Responsibility for Firm and Staff Conduct
A lawyer is responsible for ensuring that firm websites, staff scripts, intake forms, brochures, social media pages, directory entries, paid advertisements, and third-party marketing arrangements comply with Section 17. Ethical responsibility cannot be outsourced to administrators, consultants, content creators, or advertising platforms.
Law firm management must set controls over who may post, approve, respond, advertise, use client information, publish success stories, or communicate with prospective clients. Intake personnel may receive inquiries and schedule consultations, but they must not pressure persons to engage the firm or give legal advice beyond authorized limits.
When improper solicitation or advertising occurs, corrective action should include stopping the communication, removing or revising the content, instructing personnel, ending improper referral arrangements, protecting affected client information, and addressing any disciplinary exposure. Continuing to benefit from an improper campaign aggravates responsibility.
Consequences of Violation
Violation of Section 17 may lead to professional discipline because solicitation and improper advertising involve unprofessional conduct. The sanction depends on the nature of the act, intent, repetition, harm to clients or the public, involvement of deception, misuse of confidential information, and whether the lawyer used agents or institutional position.
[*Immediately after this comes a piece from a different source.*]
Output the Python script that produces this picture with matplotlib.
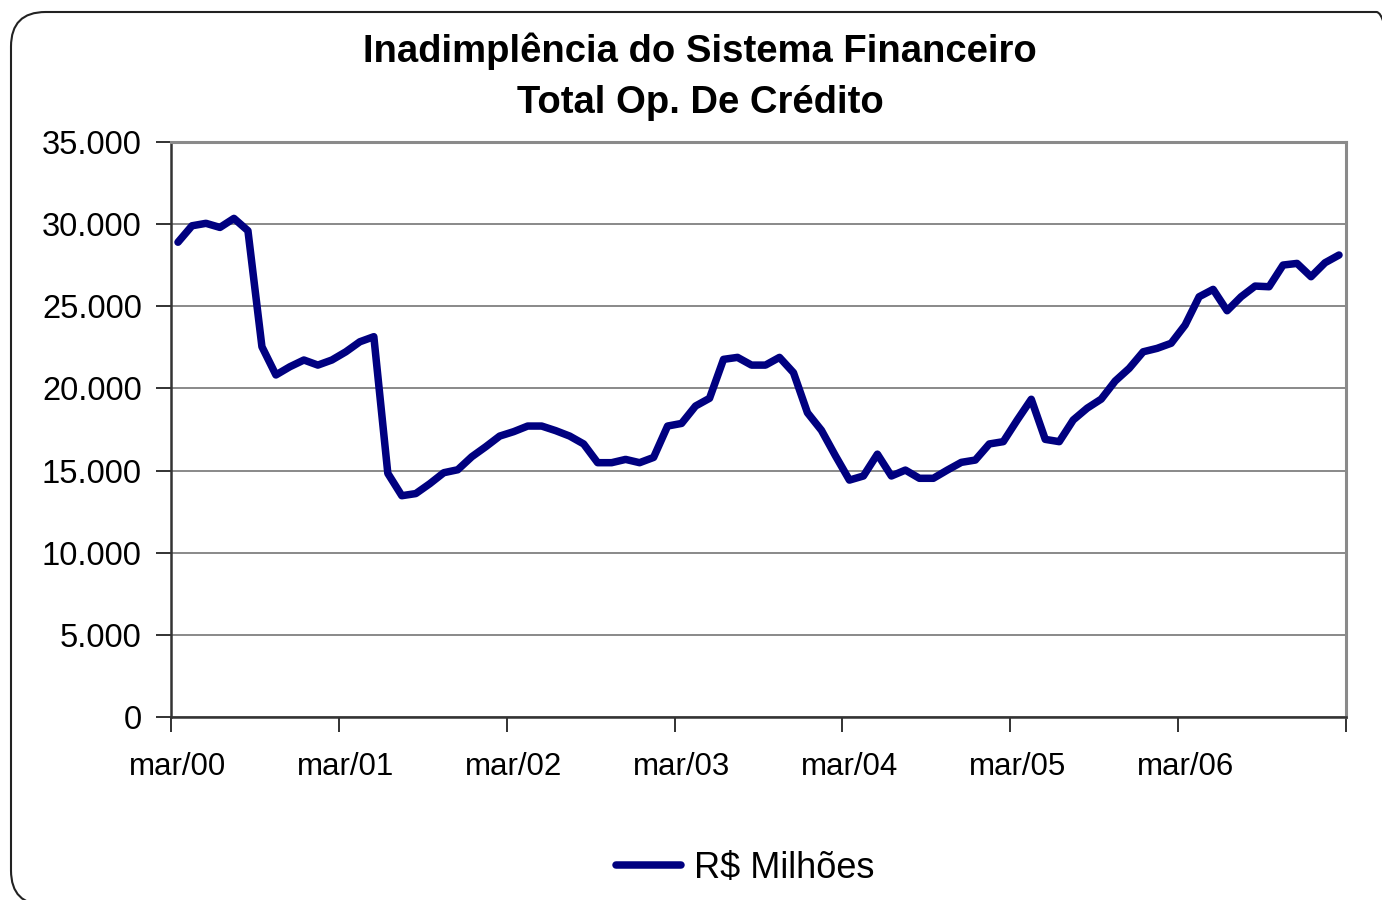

The client engagement is not automatically void for every advertising violation, but the lawyer may still face discipline, fee disputes, disqualification issues, civil liability, or reputational consequences depending on the circumstances. A lawyer cannot defend unethical solicitation by arguing that the client needed counsel or that the case was handled competently.
The practical measure is restraint. A lawyer may be visible, reachable, informative, and modern in communication, but must remain truthful, dignified, non-coercive, and faithful to the idea that legal service is a public profession before it is a source of livelihood.